Rinko Kawauchi



© Rinko Kawauchi

Au commencement, Dieu créa les cieux et la terre. La terre était informe et vide : il y avait des ténèbres à la surface de l'abîme, et l'esprit de Dieu se mouvait au-dessus des eaux. Dieu dit : Que la lumière soit ! Et la lumière fut. Dieu vit que la lumière était bonne ; et Dieu sépara la lumière d'avec les ténèbres. Dieu appela la lumière jour, et il appela les ténèbres nuit. Ainsi, il y eut un soir, et il y eut un matin : ce fut le premier jour.
Ancien testament, La génèse.

Pas grand chose, d'abord. 
Un oeuf à peine éclos.
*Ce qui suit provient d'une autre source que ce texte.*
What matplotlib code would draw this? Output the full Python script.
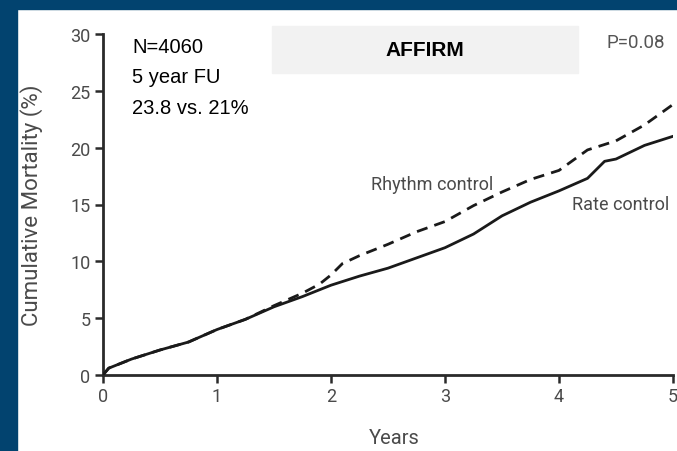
import matplotlib
matplotlib.use("Agg")
import matplotlib.pyplot as plt
from matplotlib.patches import Rectangle

# Cumulative mortality (%) by follow-up year
years_rate = [0, 0.05, 0.25, 0.5, 0.75, 1.0, 1.25, 1.5, 1.75, 2.0, 2.25, 2.5,
              2.75, 3.0, 3.25, 3.5, 3.75, 4.0, 4.25, 4.4, 4.5, 4.75, 5.0]
rate_control = [0, 0.6, 1.4, 2.2, 2.9, 4.0, 4.9, 6.0, 6.9, 7.9, 8.7, 9.4,
                10.3, 11.2, 12.4, 14.0, 15.2, 16.2, 17.3, 18.8, 19.0, 20.2, 21.0]

years_rhythm = [0, 0.05, 0.25, 0.5, 0.75, 1.0, 1.25, 1.5, 1.75, 1.9, 2.0, 2.1,
                2.25, 2.5, 2.75, 3.0, 3.25, 3.5, 3.75, 4.0, 4.25, 4.5, 4.75, 5.0]
rhythm_control = [0, 0.6, 1.4, 2.2, 2.9, 4.0, 4.9, 6.1, 7.2, 8.0, 8.8, 9.8,
                  10.5, 11.5, 12.6, 13.5, 14.9, 16.1, 17.2, 18.0, 19.8, 20.6,
                  22.0, 23.8]

x_ticks = [0, 1, 2, 3, 4, 5]
y_ticks = [0, 5, 10, 15, 20, 25, 30]

W, H = 677, 452
fig = plt.figure(figsize=(W / 100, H / 100), dpi=100)
fig.patch.set_facecolor("white")

narrow = ["Roboto", "DejaVu Sans"]
arial = ["Liberation Sans", "DejaVu Sans"]
gray = "#4a4a4a"

# dark blue frame along the top and left edges
navy = "#02436f"
fig.patches.append(Rectangle((0, 1 - 10 / H), 1, 10 / H, transform=fig.transFigure,
                             color=navy, zorder=0))
fig.patches.append(Rectangle((0, 0), 17 / W, 1, transform=fig.transFigure,
                             color=navy, zorder=0))

ax = fig.add_axes([103 / W, 1 - 376 / H, (673 - 103) / W, (376 - 35) / H])
ax.set_facecolor("none")

ax.plot(years_rhythm, rhythm_control, color="#1a1a1a", lw=2.0,
        linestyle=(0, (4, 2.6)), zorder=3)
ax.plot(years_rate, rate_control, color="#1a1a1a", lw=2.0, zorder=4)

ax.set_xlim(0, 5)
ax.set_ylim(0, 30)
ax.set_xticks(x_ticks)
ax.set_yticks(y_ticks)
for side in ("top", "right"):
    ax.spines[side].set_visible(False)
for side in ("left", "bottom"):
    ax.spines[side].set_linewidth(2.0)
    ax.spines[side].set_color("#2a2a2a")
ax.tick_params(direction="out", length=6, width=1.8, color="#2a2a2a",
               labelsize=13, labelcolor=gray, pad=3)
for lab in ax.get_xticklabels() + ax.get_yticklabels():
    lab.set_family(narrow)
for lab in ax.get_xticklabels():
    lab.set_clip_on(False)

ax.set_xlabel("Years", family=narrow, fontsize=14.5, color=gray)
ax.set_ylabel("Cumulative Mortality (%)", family=narrow, fontsize=16,
              color=gray)
ax.xaxis.set_label_coords(0.51, -0.155)
ax.yaxis.set_label_coords(-0.105, 0.5)

ax.text(2.89, 16.8, "Rhythm control", family=narrow, fontsize=13, color=gray,
        ha="center", va="center")
ax.text(4.54, 15.0, "Rate control", family=narrow, fontsize=13, color=gray,
        ha="center", va="center")

# study summary and title box
def fx(px):
    return px / W

def fy(py):
    return 1 - py / H

fig.patches.append(Rectangle((fx(272), fy(74)), (578 - 272) / W, (74 - 27) / H,
                             transform=fig.transFigure, color="#f2f2f2", zorder=1))
fig.text(fx(425), fy(50), "AFFIRM", family=arial, fontsize=15, fontweight="bold",
         color="black", ha="center", va="center")
fig.text(fx(636), fy(43), "P=0.08", family=narrow, fontsize=13.5, color="#555555",
         ha="center", va="center")

for i, line in enumerate(["N=4060", "5 year FU", "23.8 vs. 21%"]):
    fig.text(fx(132), fy(48 + 30 * i), line, family=arial, fontsize=14.5,
             color="black", ha="left", va="center")

fig.savefig("out.png", dpi=100)
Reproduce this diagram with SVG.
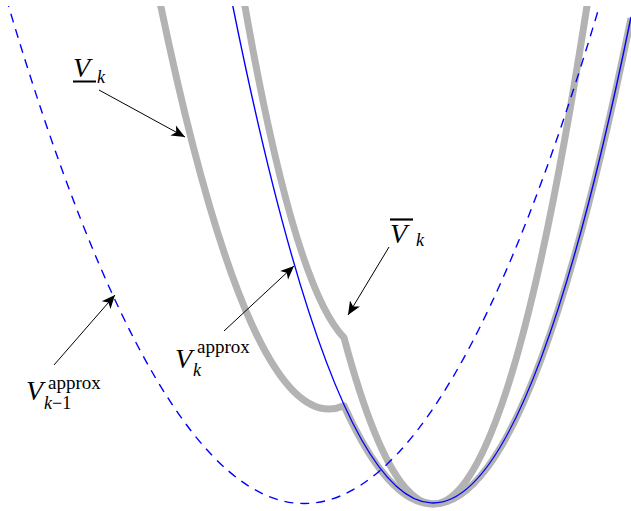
<svg xmlns="http://www.w3.org/2000/svg" width="631" height="511" viewBox="0 0 631 511">
<style>
.bound{fill:none;stroke:#b3b3b3;stroke-width:7;stroke-linejoin:round}
.approx{fill:none;stroke:#0000ff;stroke-width:1.4}
.prev{fill:none;stroke:#0000ff;stroke-width:1.4;stroke-dasharray:9 7}
.arrow{fill:none;stroke:#000;stroke-width:1;marker-end:url(#head)}
.mi{font-family:"Liberation Serif","DejaVu Serif",serif;font-style:italic;fill:#000}
.rm{font-family:"Liberation Serif","DejaVu Serif",serif;font-style:normal;fill:#000}
.big{font-size:28px}
.sub{font-size:18px}
.sup{font-size:19px}
</style>
<defs>
<clipPath id="plot"><rect x="0" y="6" width="631" height="505"/></clipPath>
<marker id="head" markerUnits="userSpaceOnUse" markerWidth="16" markerHeight="14" viewBox="-14 -7 16 14" refX="0" refY="0" orient="auto">
<path d="M0,0 L-13.5,-5.8 L-10,0 L-13.5,5.8 Z" fill="#000"/>
</marker>
</defs>
<rect width="631" height="511" fill="#fff"/>
<g id="curves" clip-path="url(#plot)">
<g id="lower-bound"><path class="bound" d="M159.1,-2 Q251.55,445.6 344,405.8 Q487.5,722.5 631,18.1"/></g>
<g id="upper-bound"><path class="bound" d="M243.5,-2 Q293.75,285.9 344,337.7 Q466.1,794 588.2,-2"/></g>
<g id="approx-k"><path class="approx" d="M231.2,-2 Q431.1,998.4 631,16.9"/></g>
<g id="approx-k-1"><path class="prev" d="M6.2,-2 Q304,1009 601.8,-2"/></g>
</g>
<g id="connectors">
<line class="arrow" x1="99" y1="90" x2="185" y2="137"/>
<line class="arrow" x1="389" y1="247" x2="348" y2="315"/>
<line class="arrow" x1="224" y1="331" x2="294" y2="266"/>
<line class="arrow" x1="54" y1="365" x2="115" y2="295"/>
</g>
<g id="label-lower">
<text class="mi big" x="73" y="77">V</text>
<line x1="73" y1="81.5" x2="96" y2="81.5" stroke="#000" stroke-width="2"/>
<text class="mi sub" x="97" y="83">k</text>
</g>
<g id="label-upper">
<line x1="390" y1="219.5" x2="413" y2="219.5" stroke="#000" stroke-width="2.2"/>
<text class="mi big" x="390" y="243">V</text>
<text class="mi sub" x="416" y="246">k</text>
</g>
<g id="label-approx-k">
<text class="mi big" x="175" y="368">V</text>
<text class="rm sup" x="197" y="353">approx</text>
<text class="mi sub" x="193" y="376">k</text>
</g>
<g id="label-approx-k-1">
<text class="mi big" x="26" y="400">V</text>
<text class="rm sup" x="48" y="389">approx</text>
<text class="mi sub" x="44" y="409">k<tspan class="rm">−1</tspan></text>
</g>
</svg>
Un bouton-vulve, velu, de coquelicot qui s'ouvre. Un enfant proche de l'envol.
De la matrice surgit la vie. La coquille se craquelle, la fleur semble proche de l'éclatement. L'enfant de la délivrance. C'est le moment limite. Celui où la vie soudain, féconde, s'apprête à surgir. 
La photographie alors révélatrice, elle-même matrice de la lumière et de l'instant. Tout est encore contenu, dans l'oeuf, dans l'image, dans le cadre. Kaïros photographique. Instant le plus fécond, celui qui fera le mieux comprendre l'instant qui précède et celui qui suit.* Non pas celui de l'événement, de l'instant où tout se noue ou se dénoue, mais celui de l'avènement, celui qui précède l'épiphanie. Celui qui laisse deviner l'apparition prochaine. Petite mystique photographique. L'instant précédent le jaillissement de la vie.

* E.G. Lessing, in Laocoon (1766), Paris, ed. Hermann, 1990.